(Plotting code records)

<<<<

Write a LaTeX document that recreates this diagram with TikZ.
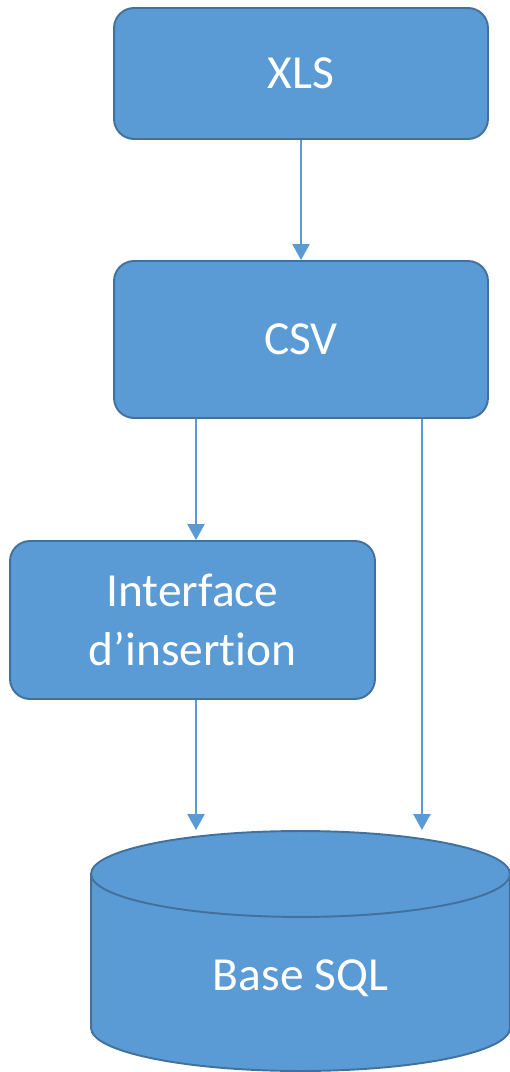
\documentclass[tikz,border=0pt]{standalone}
\usepackage{fontspec}
\setmainfont{Carlito}[Ligatures = NoCommon]
\usetikzlibrary{positioning,shapes.geometric,arrows.meta}
\definecolor{boxblue}{HTML}{5B9BD5}
\definecolor{boxedge}{HTML}{41719C}
\tikzset{
    stepbox/.style = {draw = boxedge, fill = boxblue, line width = 1.1pt, rounded corners = 0.4cm,
                      text = white, font = \fontsize{27}{34}\selectfont, align = center},
    flow/.style    = {draw = boxblue, line width = 1.4pt, -{Triangle[length = 0.32cm, width = 0.34cm]}}
}
\begin{document}
\begin{tikzpicture}[x = 0.02cm, y = -0.02cm]
    \useasboundingbox (0,0) rectangle (510,1072);
    \node [stepbox, minimum width = 7.48cm, minimum height = 2.62cm] (xls)   at (301,73.5)  {XLS};
    \node [stepbox, minimum width = 7.48cm, minimum height = 3.14cm] (csv)   at (301,339.5) {CSV};
    \node [stepbox, minimum width = 7.3cm,  minimum height = 3.16cm] (iface) at (192.5,620) {Interface\\d’insertion};
    \node [draw = boxedge, fill = boxblue, line width = 1.1pt, shape = cylinder, shape border rotate = 90,
           aspect = 0.46, minimum width = 8.38cm, minimum height = 4.8cm,
           text = white, font = \fontsize{27}{34}\selectfont] (sql) at (300.5,978) {Base SQL};
    \draw [flow] (xls) -- (csv);
    \draw [flow] ([xshift = 0.07cm]iface.north |- csv.south) -- ([xshift = 0.07cm]iface.north);
    \draw [flow] ([xshift = 0.07cm]iface.south) -- ([xshift = 0.07cm]iface.south |- sql.north);
    \draw [flow] ([xshift = -1.34cm]csv.south east) -- ([xshift = -1.34cm]csv.south east |- sql.north);
\end{tikzpicture}
\end{document}
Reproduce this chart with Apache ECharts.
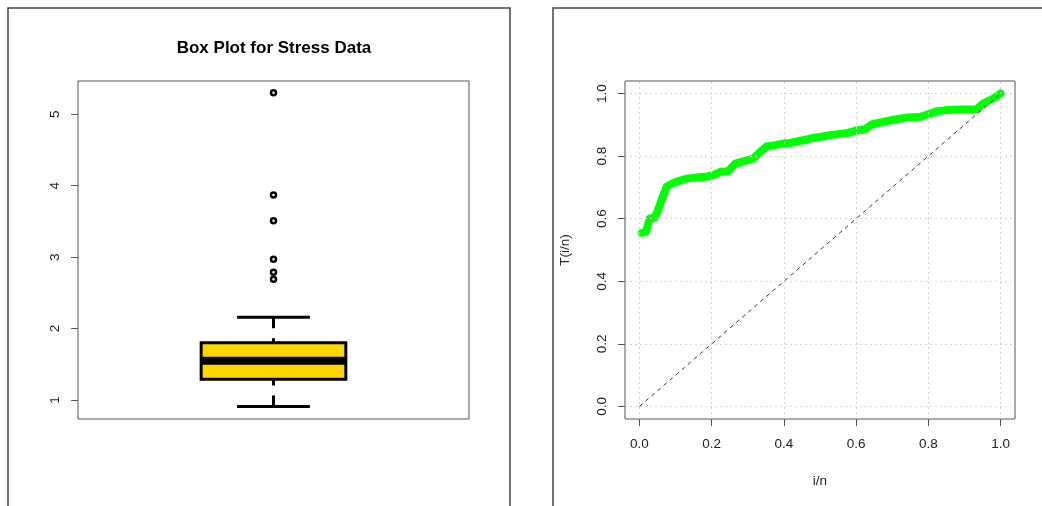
<!DOCTYPE html>
<html>
<head>
<meta charset="utf-8">
<script src="https://cdn.jsdelivr.net/npm/echarts@6/dist/echarts.min.js"></script>
<style>
  html, body { margin: 0; padding: 0; background: #fff; }
  #chart-panel { width: 1042px; height: 506px; }
</style>
</head>
<body>
<div id="chart-panel"></div>
<script>
// box plot: stress data summary (min, q1, median, q3, max) and outliers
var boxStats = [0.91, 1.29, 1.55, 1.80, 2.16];
var outliers = [2.69, 2.79, 2.97, 3.51, 3.87, 5.30];
var boxTicks = [1, 2, 3, 4, 5];

// TTT plot: i/n and T(i/n)
var tttX = [0.007, 0.018, 0.028, 0.043, 0.055, 0.065, 0.076, 0.094, 0.113, 0.131,
            0.159, 0.177, 0.205, 0.223, 0.246, 0.265, 0.288, 0.315, 0.334, 0.352,
            0.375, 0.398, 0.417, 0.463, 0.482, 0.500, 0.528, 0.555, 0.578, 0.601,
            0.625, 0.643, 0.675, 0.712, 0.740, 0.777, 0.797, 0.823, 0.851, 0.887,
            0.934, 0.952, 0.980, 1.000];
var tttY = [0.555, 0.558, 0.600, 0.604, 0.639, 0.672, 0.703, 0.714, 0.722, 0.728,
            0.732, 0.733, 0.739, 0.749, 0.752, 0.776, 0.783, 0.792, 0.813, 0.831,
            0.835, 0.840, 0.842, 0.853, 0.858, 0.861, 0.867, 0.871, 0.874, 0.882,
            0.886, 0.901, 0.909, 0.918, 0.923, 0.925, 0.933, 0.943, 0.947, 0.949,
            0.950, 0.968, 0.984, 1.000];
var refX = [0, 1];
var refY = [0, 1];
var tttTicks = [0, 0.2, 0.4, 0.6, 0.8, 1.0];

var font = 'Liberation Sans, Arial, sans-serif';

var tttData = tttX.map(function (x, i) { return [x, tttY[i]]; });
var refData = refX.map(function (x, i) { return [x, refY[i]]; });

function renderBox(params, api) {
    var x = api.value(0);
    var lo = api.value(1), q1 = api.value(2), med = api.value(3), q3 = api.value(4), hi = api.value(5);
    var bw = 0.185, cw = 0.093;
    var p = function (a, b) { return api.coord([a, b]); };
    var tl = p(x - bw, q3), br = p(x + bw, q1);
    var dash = { stroke: '#000', lineWidth: 3, lineDash: [11, 10] };
    var solid = { stroke: '#000', lineWidth: 3 };
    return {
        type: 'group',
        children: [
            { type: 'line', shape: { x1: p(x, hi)[0], y1: p(x, hi)[1], x2: p(x, q3)[0], y2: p(x, q3)[1] }, style: dash },
            { type: 'line', shape: { x1: p(x, lo)[0], y1: p(x, lo)[1], x2: p(x, q1)[0], y2: p(x, q1)[1] }, style: dash },
            { type: 'line', shape: { x1: p(x - cw, hi)[0], y1: p(x, hi)[1], x2: p(x + cw, hi)[0], y2: p(x, hi)[1] }, style: solid },
            { type: 'line', shape: { x1: p(x - cw, lo)[0], y1: p(x, lo)[1], x2: p(x + cw, lo)[0], y2: p(x, lo)[1] }, style: solid },
            { type: 'rect', shape: { x: tl[0], y: tl[1], width: br[0] - tl[0], height: br[1] - tl[1] },
              style: { fill: '#FFD700', stroke: '#000', lineWidth: 3 } },
            { type: 'line', shape: { x1: tl[0] + 1, y1: p(x, med)[1], x2: br[0] - 1, y2: p(x, med)[1] },
              style: { stroke: '#000', lineWidth: 8 } }
        ]
    };
}

var labelStyle = { fontFamily: font, fontSize: 13.5, color: '#222' };

option = {
    animation: false,
    backgroundColor: '#fff',
    graphic: [
        { type: 'rect', shape: { x: 8, y: 8, width: 502, height: 600 }, style: { fill: null, stroke: '#444', lineWidth: 1.5 }, silent: true },
        { type: 'rect', shape: { x: 553, y: 8, width: 600, height: 600 }, style: { fill: null, stroke: '#444', lineWidth: 1.5 }, silent: true },
        { type: 'text', x: 274, y: 48, silent: true,
          style: { text: 'Box Plot for Stress Data', fill: '#000', align: 'center', verticalAlign: 'middle',
                   font: 'bold 17px Liberation Sans, Arial, sans-serif' } }
    ],
    grid: [
        { left: 78, top: 81, width: 391, height: 338, show: true, borderColor: '#555', borderWidth: 1 },
        { left: 625, top: 81, width: 390, height: 338, show: true, borderColor: '#555', borderWidth: 1 }
    ],
    xAxis: [{
        type: 'value', gridIndex: 0, min: 0.5, max: 1.5,
        axisLine: { show: false, onZero: false }, axisTick: { show: false }, axisLabel: { show: false }, splitLine: { show: false }
    }, {
        type: 'value', gridIndex: 1, min: -0.04, max: 1.04,
        name: 'i/n', nameLocation: 'middle', nameGap: 55,
        nameTextStyle: { fontFamily: font, fontSize: 13.5, color: '#222' },
        axisLine: { show: false, onZero: false },
        axisTick: { show: true, customValues: tttTicks, length: 7, lineStyle: { color: '#555' } },
        axisLabel: Object.assign({ customValues: tttTicks, margin: 18, formatter: function (v) { return v.toFixed(1); } }, labelStyle),
        splitLine: { show: false }
    }],
    yAxis: [{
        type: 'value', gridIndex: 0, min: 0.734, max: 5.466,
        axisLine: { show: false, onZero: false },
        axisTick: { show: true, customValues: boxTicks, length: 7, lineStyle: { color: '#555' } },
        axisLabel: Object.assign({ customValues: boxTicks, rotate: 90, margin: 16 }, labelStyle),
        splitLine: { show: false }
    }, {
        type: 'value', gridIndex: 1, min: -0.04, max: 1.04,
        name: 'T(i/n)', nameLocation: 'middle', nameGap: 53,
        nameTextStyle: { fontFamily: font, fontSize: 13.5, color: '#222' },
        axisLine: { show: false, onZero: false },
        axisTick: { show: true, customValues: tttTicks, length: 7, lineStyle: { color: '#555' } },
        axisLabel: Object.assign({ customValues: tttTicks, rotate: 90, margin: 16, formatter: function (v) { return v.toFixed(1); } }, labelStyle),
        splitLine: { show: false }
    }],
    series: [{
        type: 'custom',
        xAxisIndex: 0, yAxisIndex: 0,
        renderItem: renderBox,
        encode: { x: 0, y: [1, 2, 3, 4, 5] },
        data: [[1].concat(boxStats)],
        z: 2
    }, {
        type: 'scatter',
        xAxisIndex: 0, yAxisIndex: 0,
        symbol: 'circle',
        symbolSize: 5,
        itemStyle: { color: '#fff', borderColor: '#000', borderWidth: 2.5, opacity: 1 },
        data: outliers.map(function (v) { return [1, v]; }),
        z: 3
    }, {
        // dotted grid, drawn under the curves
        type: 'line',
        xAxisIndex: 1, yAxisIndex: 1,
        data: refData,
        showSymbol: false,
        lineStyle: { opacity: 0 },
        z: 1,
        markLine: {
            silent: true,
            symbol: 'none',
            label: { show: false },
            lineStyle: { color: '#d3d3d3', width: 1, type: [2, 3] },
            data: tttTicks.map(function (v) { return { xAxis: v }; })
                .concat(tttTicks.map(function (v) { return { yAxis: v }; }))
        }
    }, {
        type: 'line',
        xAxisIndex: 1, yAxisIndex: 1,
        data: tttData,
        showSymbol: false,
        lineStyle: { color: '#00ff00', width: 8, cap: 'round', join: 'round' },
        z: 3
    }, {
        type: 'line',
        xAxisIndex: 1, yAxisIndex: 1,
        data: refData,
        showSymbol: false,
        lineStyle: { color: '#333', width: 1, type: [4, 4] },
        z: 4
    }]
};

var myChart = echarts.init(document.getElementById('chart-panel'));
myChart.setOption(option);
</script>
</body>
</html>
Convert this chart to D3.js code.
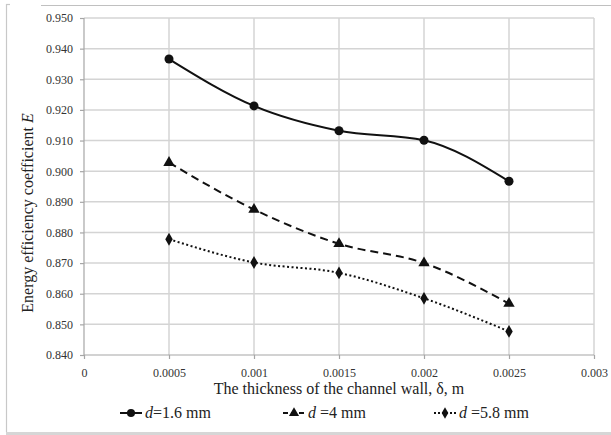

>>>>

DIRECTION:
Go over the records above and tally the lines with the word "this" in them. Give the number alone.

RESULT OF THE EXERCISE:
3